** TASK TO CARRY OUT **
Reproduce the data below in full and exclude every picture.

** COLLECTED DATA **
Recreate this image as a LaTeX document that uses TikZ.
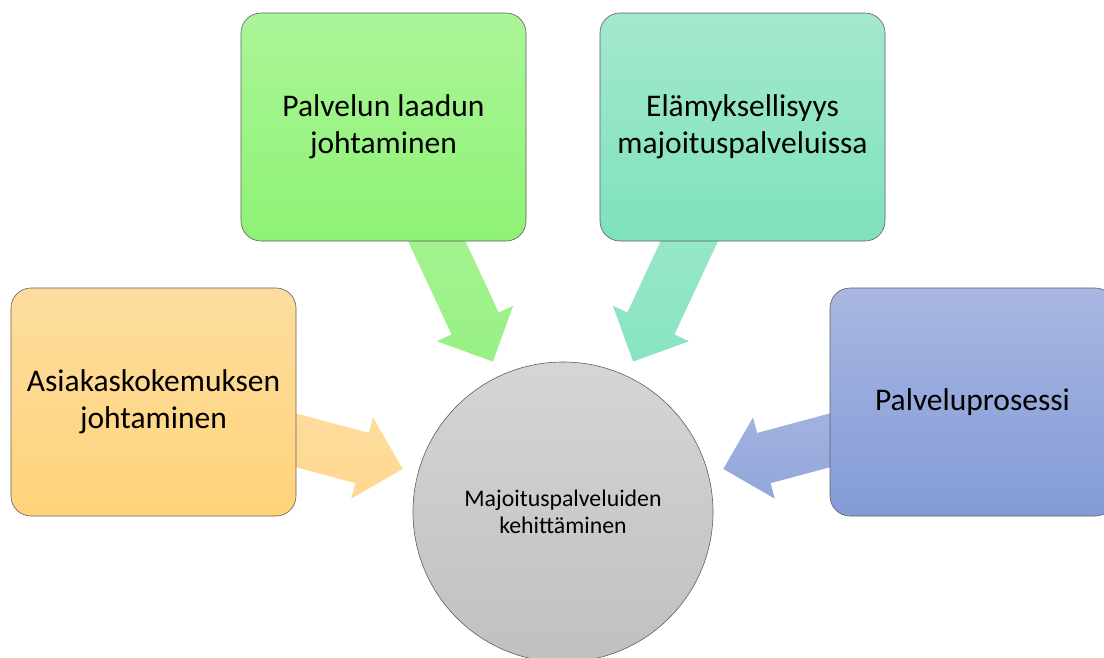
\documentclass[tikz,border=0pt]{standalone}
\usepackage{fontspec}
\setmainfont{Carlito}
\usetikzlibrary{calc,backgrounds}

% box and arrow colours
\definecolor{orTop}{RGB}{253,221,158}
\definecolor{orBot}{RGB}{255,211,122}
\definecolor{grTop}{RGB}{171,245,153}
\definecolor{grBot}{RGB}{142,242,116}
\definecolor{tlTop}{RGB}{163,232,205}
\definecolor{tlBot}{RGB}{126,226,188}
\definecolor{blTop}{RGB}{169,183,225}
\definecolor{blBot}{RGB}{131,155,216}
\definecolor{ciTop}{RGB}{213,213,213}
\definecolor{ciBot}{RGB}{192,192,192}
\definecolor{orArr}{RGB}{255,216,145}
\definecolor{grArr}{RGB}{152,241,132}
\definecolor{tlArr}{RGB}{137,228,193}
\definecolor{blArr}{RGB}{146,166,218}
\definecolor{edge}{RGB}{95,95,95}

% block arrow from a box towards the hub; it starts at the box centre and
% is covered by the box, its tip stops short of the hub's rim
\newcommand\blockarr[3]{%
  \path (#1.center) coordinate (S)
        ($(#2.center)!166pt!(#1.center)$) coordinate (T)
        ($(T)!42pt!(S)$) coordinate (B);
  \path[#3] ($(S)!26pt!90:(T)$) -- ($(B)!26pt!90:(T)$) -- ($(B)!42pt!90:(T)$)
     -- (T) -- ($(B)!42pt!-90:(T)$) -- ($(B)!26pt!-90:(T)$)
     -- ($(S)!26pt!-90:(T)$) -- cycle;
}

\tikzset{
  topic/.style={draw=edge, line width=0.6pt, rounded corners=20pt,
    minimum width=285pt, minimum height=228pt, align=center,
    font=\fontsize{31.5}{37}\selectfont, text=black},
  hub/.style={circle, draw=edge, line width=0.6pt, minimum size=300pt,
    top color=ciTop, bottom color=ciBot, align=center,
    font=\fontsize{23.8}{27}\selectfont, text=black},
}

\begin{document}
\begin{tikzpicture}[x=1pt, y=-1pt]
  \clip (0,0) rectangle (1104,657);

  \node[hub] (hub) at (563,512) {Majoituspalveluiden\\kehittäminen};

  \node[topic, top color=orTop, bottom color=orBot] (cx) at (153.5,402)
    {Asiakaskokemuksen\\johtaminen};
  \node[topic, top color=grTop, bottom color=grBot] (qual) at (383.5,127)
    {Palvelun laadun\\johtaminen};
  \node[topic, top color=tlTop, bottom color=tlBot] (exp) at (742.5,127)
    {Elämyksellisyys\\majoituspalveluissa};
  \node[topic, top color=blTop, bottom color=blBot] (proc) at (972.5,402)
    {Palveluprosessi};

  \begin{scope}[on background layer]
    \fill[white] (0,0) rectangle (1104,657);
    \blockarr{cx}{hub}{top color=orArr!85!white, bottom color=orArr}
    \blockarr{qual}{hub}{top color=grArr!80!white, bottom color=grArr}
    \blockarr{exp}{hub}{top color=tlArr!80!white, bottom color=tlArr}
    \blockarr{proc}{hub}{top color=blArr!80!white, bottom color=blArr}
  \end{scope}
\end{tikzpicture}
\end{document}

** COMPLETED EXERCISE **
Recreate this image as a LaTeX document that uses TikZ.
\documentclass[tikz,border=0pt]{standalone}
\usepackage{fontspec}
\setmainfont{Carlito}
\usetikzlibrary{calc,backgrounds}

% box and arrow colours
\definecolor{orTop}{RGB}{253,221,158}
\definecolor{orBot}{RGB}{255,211,122}
\definecolor{grTop}{RGB}{171,245,153}
\definecolor{grBot}{RGB}{142,242,116}
\definecolor{tlTop}{RGB}{163,232,205}
\definecolor{tlBot}{RGB}{126,226,188}
\definecolor{blTop}{RGB}{169,183,225}
\definecolor{blBot}{RGB}{131,155,216}
\definecolor{ciTop}{RGB}{213,213,213}
\definecolor{ciBot}{RGB}{192,192,192}
\definecolor{orArr}{RGB}{255,216,145}
\definecolor{grArr}{RGB}{152,241,132}
\definecolor{tlArr}{RGB}{137,228,193}
\definecolor{blArr}{RGB}{146,166,218}
\definecolor{edge}{RGB}{95,95,95}

% block arrow from a box towards the hub; it starts at the box centre and
% is covered by the box, its tip stops short of the hub's rim
\newcommand\blockarr[3]{%
  \path (#1.center) coordinate (S)
        ($(#2.center)!166pt!(#1.center)$) coordinate (T)
        ($(T)!42pt!(S)$) coordinate (B);
  \path[#3] ($(S)!26pt!90:(T)$) -- ($(B)!26pt!90:(T)$) -- ($(B)!42pt!90:(T)$)
     -- (T) -- ($(B)!42pt!-90:(T)$) -- ($(B)!26pt!-90:(T)$)
     -- ($(S)!26pt!-90:(T)$) -- cycle;
}

\tikzset{
  topic/.style={draw=edge, line width=0.6pt, rounded corners=20pt,
    minimum width=285pt, minimum height=228pt, align=center,
    font=\fontsize{31.5}{37}\selectfont, text=black},
  hub/.style={circle, draw=edge, line width=0.6pt, minimum size=300pt,
    top color=ciTop, bottom color=ciBot, align=center,
    font=\fontsize{23.8}{27}\selectfont, text=black},
}

\begin{document}
\begin{tikzpicture}[x=1pt, y=-1pt]
  \clip (0,0) rectangle (1104,657);

  \node[hub] (hub) at (563,512) {Majoituspalveluiden\\kehittäminen};

  \node[topic, top color=orTop, bottom color=orBot] (cx) at (153.5,402)
    {Asiakaskokemuksen\\johtaminen};
  \node[topic, top color=grTop, bottom color=grBot] (qual) at (383.5,127)
    {Palvelun laadun\\johtaminen};
  \node[topic, top color=tlTop, bottom color=tlBot] (exp) at (742.5,127)
    {Elämyksellisyys\\majoituspalveluissa};
  \node[topic, top color=blTop, bottom color=blBot] (proc) at (972.5,402)
    {Palveluprosessi};

  \begin{scope}[on background layer]
    \fill[white] (0,0) rectangle (1104,657);
    \blockarr{cx}{hub}{top color=orArr!85!white, bottom color=orArr}
    \blockarr{qual}{hub}{top color=grArr!80!white, bottom color=grArr}
    \blockarr{exp}{hub}{top color=tlArr!80!white, bottom color=tlArr}
    \blockarr{proc}{hub}{top color=blArr!80!white, bottom color=blArr}
  \end{scope}
\end{tikzpicture}
\end{document}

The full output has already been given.